= Cedar Valley Trail =

Rail trail in Iowa, US

Cedar Valley (Nature) Trail is a rail trail running 52 mi from Hiawatha, Iowa to Waterloo, Iowa.

It runs through the counties of Linn, Benton, and Black Hawk. The southern 10 mi as well as the northern 15 mi of the trail are paved with asphalt, with the remainder being lined with crushed limestone.

Because locomotives required the route to be flat, at no point in the trail does the grade exceed 2%.

==Cities on the Trail==
- Hiawatha
- Lafayette
- Center Point
- Urbana
- Brandon
- LaPorte City
- Gilbertville
- Evansdale

==Trail repair after 2008 flood==
In 2013 the trail was again open for all 52 contiguous miles.
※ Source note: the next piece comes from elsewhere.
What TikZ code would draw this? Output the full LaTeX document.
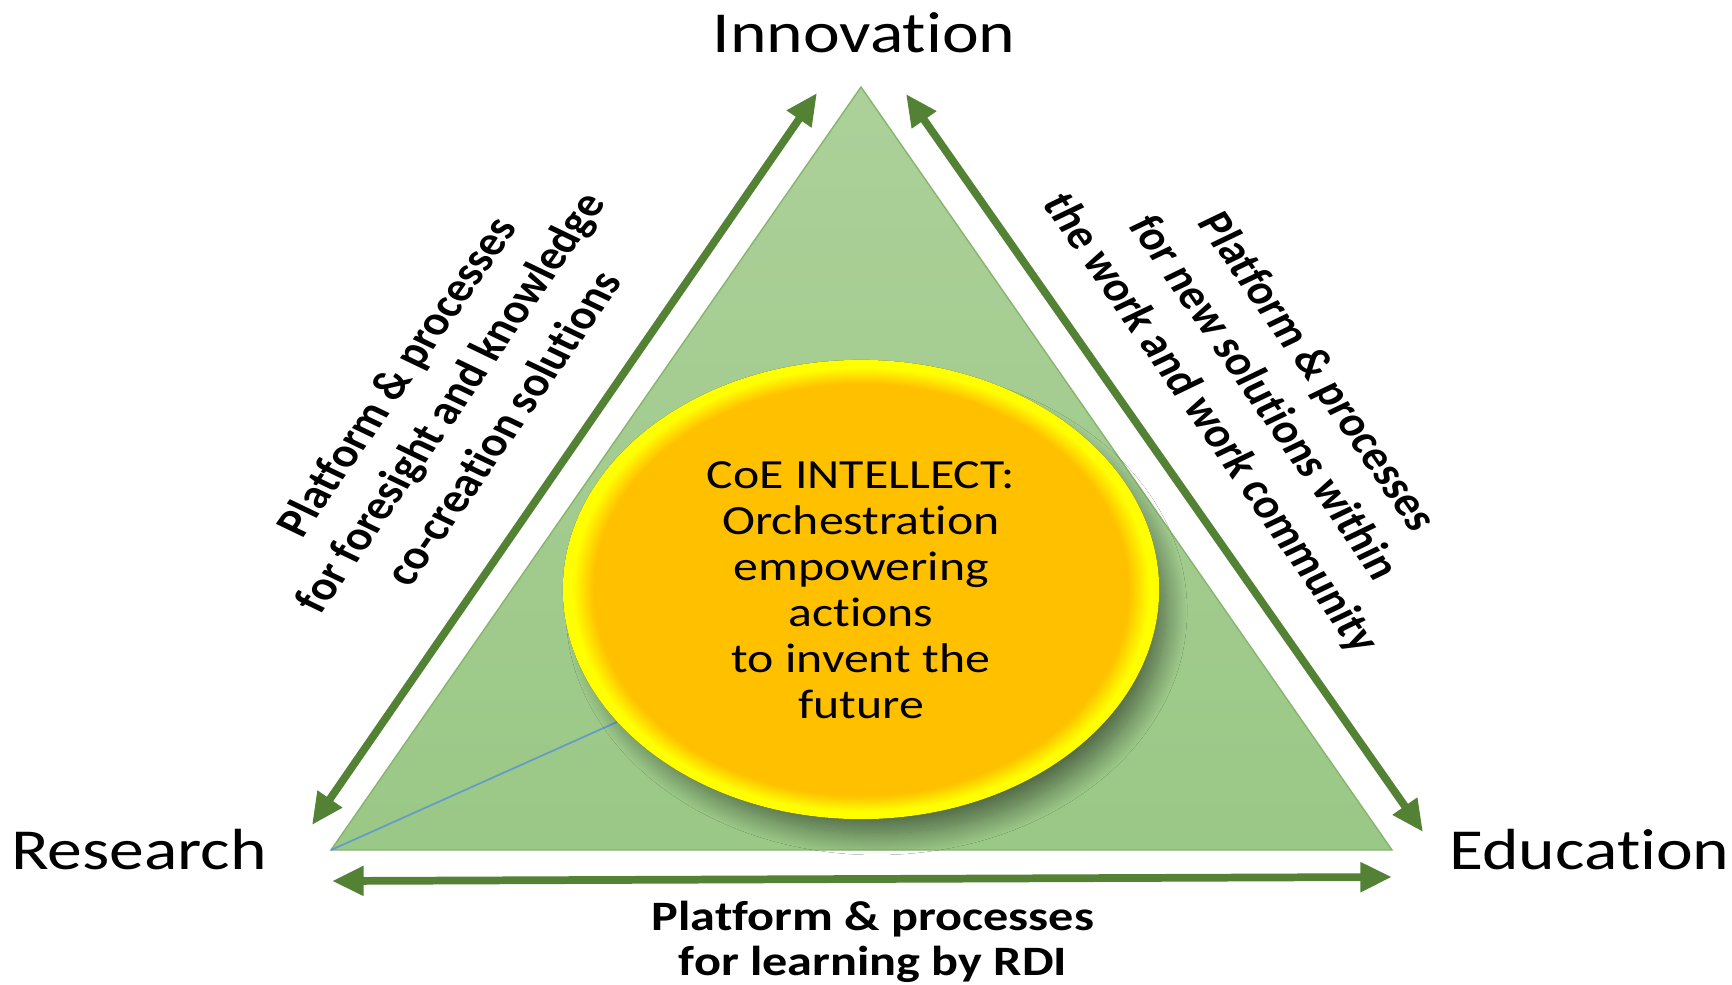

Two bridges had been washed out in the Iowa Flood of 2008. The Cedar River bridge about seven miles west of Brandon was covered by flood waters, and the limestone surface was washed away. In June 2012 the Black Hawk County, Iowa Board of Supervisors voted to award a contract with Herberger Construction Co., of Indianola, Iowa to build the new Cedar River crossing. The new 700 foot span was opened in the spring of 2013.

==History==
The path follows the route of the electric interurban Waterloo, Cedar Falls and Northern Railway which ran between Waterloo and Cedar Rapids until 1956. Illinois Central ran freight trains on the line until 1977 when it was abandoned and the tracks were removed. The Iowa state legislature and nonprofit organizations such as the Iowa Natural Heritage Foundation and the Federal Land and Water Conservation Fund raised the funds necessary to purchase the site by 1983. The following year, the trail opened to public traffic.